On retrouve effectivement le cadavre de Sébastien, repêché dans la Deûle quelques jours plus tard. Parce qu’il était ivre et qu’il avait la braguette ouverte, la police conclut à un accident stupide, le footballeur serait tombé dans l’eau en voulant faire pipi… Pourtant, Lisa et Jules sentent que cette mort n’est pas le fruit du hasard. Les personnages secondaires vont éclairer leur lanterne : Monsieur Dimanche, le protecteur des prostituées et son douloureux passé ; Emma, la cousine de Jules, homosexuelle et retrouvée dans des situations compromettantes sur des photos dans l’ordinateur de Sébastien ; l’oncle et la tante de Jules toujours si étrangement proches de la mère de Jules…
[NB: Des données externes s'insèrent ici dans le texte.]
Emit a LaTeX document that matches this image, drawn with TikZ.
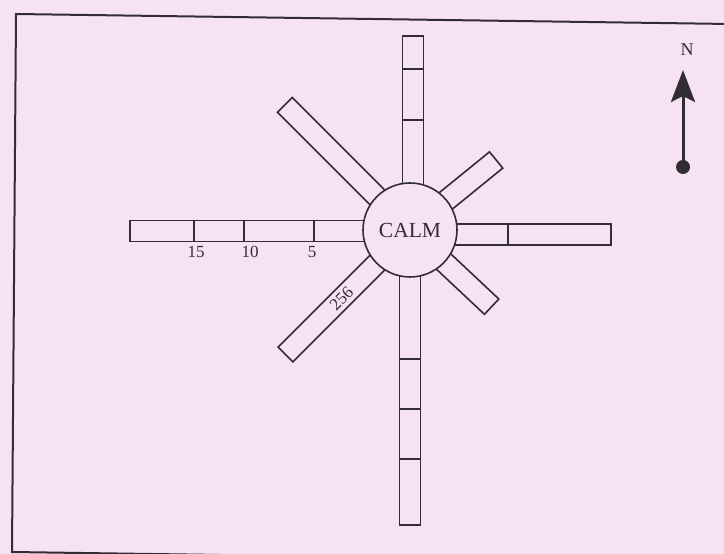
\documentclass[tikz,border=0pt]{standalone}
\usepackage{fontspec}
\setmainfont{Liberation Serif}
\usetikzlibrary{arrows.meta,calc}
\definecolor{paper}{RGB}{245,226,242}
\definecolor{ink}{RGB}{50,45,50}
% bar of the wind rose: angle, length, sideways offset
\newcommand\windbar[3]{%
  \begin{scope}[shift={(c)}, rotate=#1]
    \draw[barline] (20,{#3-10.5}) rectangle (#2,{#3+10.5});
  \end{scope}}
% dividers of a bar: angle, offset, list of distances
\newcommand\windticks[3]{%
  \begin{scope}[shift={(c)}, rotate=#1]
    \foreach \d in {#3} \draw[barline] (\d,{#2-10.5}) -- (\d,{#2+10.5});
  \end{scope}}
\begin{document}
\begin{tikzpicture}[x=1pt,y=1pt,
  barline/.style={draw=ink,line width=1.6pt},
  lbl/.style={font=\fontsize{17}{17}\selectfont,text=ink,inner sep=0pt}]
\fill[paper] (0,0) rectangle (724,554);
\useasboundingbox (0,0) rectangle (724,554);
\clip (0,0) rectangle (724,554);
\draw[ink,line width=2pt] (730,530) -- (16,540) -- (12,2) -- (430,-4);
\coordinate (c) at (410,324);
\windbar{90}{194}{-3}
\windticks{90}{-3}{110,161}
\windbar{-90}{295}{0}
\windticks{-90}{0}{129,179,229}
\windbar{180}{280}{1}
\windticks{180}{1}{96,166,216}
\windbar{0}{201}{-4.5}
\windticks{0}{-4.5}{98}
\windbar{39.1}{111}{0}
\windbar{135}{177}{0}
\windbar{225}{176}{0}
\windbar{-43.2}{112}{0}
\node[circle,draw=ink,line width=1.6pt,fill=paper,minimum size=94pt,inner sep=0pt,
      font=\fontsize{21.5}{21.5}\selectfont,text=ink] (calm) at (c) {CALM};
\node[lbl] (l15) at (196,302) {15};
\node[lbl] (l10) at (250,302) {10};
\node[lbl] (l5) at (312,302) {5};
\node[lbl,rotate=45] (l256) at ($(c)+(225:97)$) {256};
\node[lbl,font=\fontsize{18}{18}\selectfont] (north) at (687,504) {N};
\node[circle,fill=ink,minimum size=14pt,inner sep=0pt] (pin) at (683,387) {};
\coordinate (tip) at (683,484);
\draw[ink,line width=3pt,-{Stealth[length=32pt,width=24pt,inset=6pt]}] (pin.center) -- (tip);
\end{tikzpicture}
\end{document}
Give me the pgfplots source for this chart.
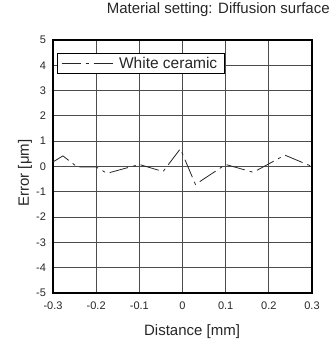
\documentclass[border=0pt]{standalone}
\usepackage{fontspec}
\setmainfont{Liberation Sans}
\usepackage{pgfplots}
\pgfplotsset{compat=1.18}
\begin{document}
\begin{tikzpicture}
\useasboundingbox (-53pt,-46pt) rectangle (282pt,293pt);
\begin{axis}[
  at={(0pt,0pt)}, anchor=south west,
  scale only axis,
  width=259pt, height=253pt,
  xmin=-0.3, xmax=0.3, ymin=-5, ymax=5,
  xtick={-0.3,-0.2,...,0.3},
  xticklabels={-0.3,-0.2,-0.1,0,0.1,0.2,0.3},
  ytick={-5,-4,...,5},
  /pgf/number format/assume math mode=true,
  tick label style={font=\fontsize{11}{13}\selectfont, text=black!85},
  xticklabel style={yshift=-5pt},
  yticklabel style={xshift=-3.5pt},
  grid=major,
  major grid style={black!70, line width=0.8pt},
  axis line style={black, line width=1.4pt},
  tick style={draw=none},
  xlabel={Distance [mm]},
  ylabel={Error [μm]},
  label style={font=\fontsize{15}{17}\selectfont, text=black!85},
  xlabel style={at={(axis description cs:0.537,0)}, anchor=base, yshift=-42pt},
  ylabel style={at={(axis description cs:-0.0927,0.474)}, anchor=base},
  title={Material setting: Diffusion surface},
  title style={font=\fontsize{15}{17}\selectfont, text=black!85, at={(axis description cs:0.638,1)}, anchor=base, yshift=20pt},
  legend style={at={(axis description cs:0.015,0.949)}, anchor=north west, draw=black, line width=0.8pt,
    font=\fontsize{15.5}{17}\selectfont, inner ysep=1.5pt, inner xsep=4pt, text=black!85,
    nodes={inner xsep=3pt}},
  legend cell align=left,
  legend image code/.code={\draw[#1] (0pt,0pt) -- (54pt,0pt);},
]
\addplot[black!85, line width=0.8pt, dash pattern=on 19pt off 5pt on 3pt off 5pt] coordinates {
  (-0.3,0.18) (-0.277,0.42) (-0.244,-0.02) (-0.2,-0.02) (-0.175,-0.27)
  (-0.1,0.08) (-0.045,-0.2) (-0.005,0.7) (0.030,-0.71) (0.1,0.08)
  (0.164,-0.23) (0.237,0.45) (0.3,0.0)
};
\addlegendentry{White ceramic}
\end{axis}
\end{tikzpicture}
\end{document}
Ce roman qu’on devine policier au fur et à mesure qu’on avance dans l’intrigue, est riche par la diversité de ses thèmes : l’amour (et j’adore quand Michel Quint parle d’amour… d’ailleurs ce petit Jules, bricoleur- dégaine de voyou – grand lecteur – cruciverbiste, devrait plaire à plus d’une !), la prostitution, la quête d’identité (Jules n’a jamais connu son vrai père et toute son existence a résonné comme un reproche dans la bouche de sa mère), la corruption… Mais Michel Quint rend surtout hommage à un fait divers tragique : en 2010 et 2011, quatre corps de jeunes personnes ont été retrouvés noyés dans la Deûle, à Lille. Avant la découverte de la mort, il y a la disparition accompagnée de la sourde angoisse pour les proches.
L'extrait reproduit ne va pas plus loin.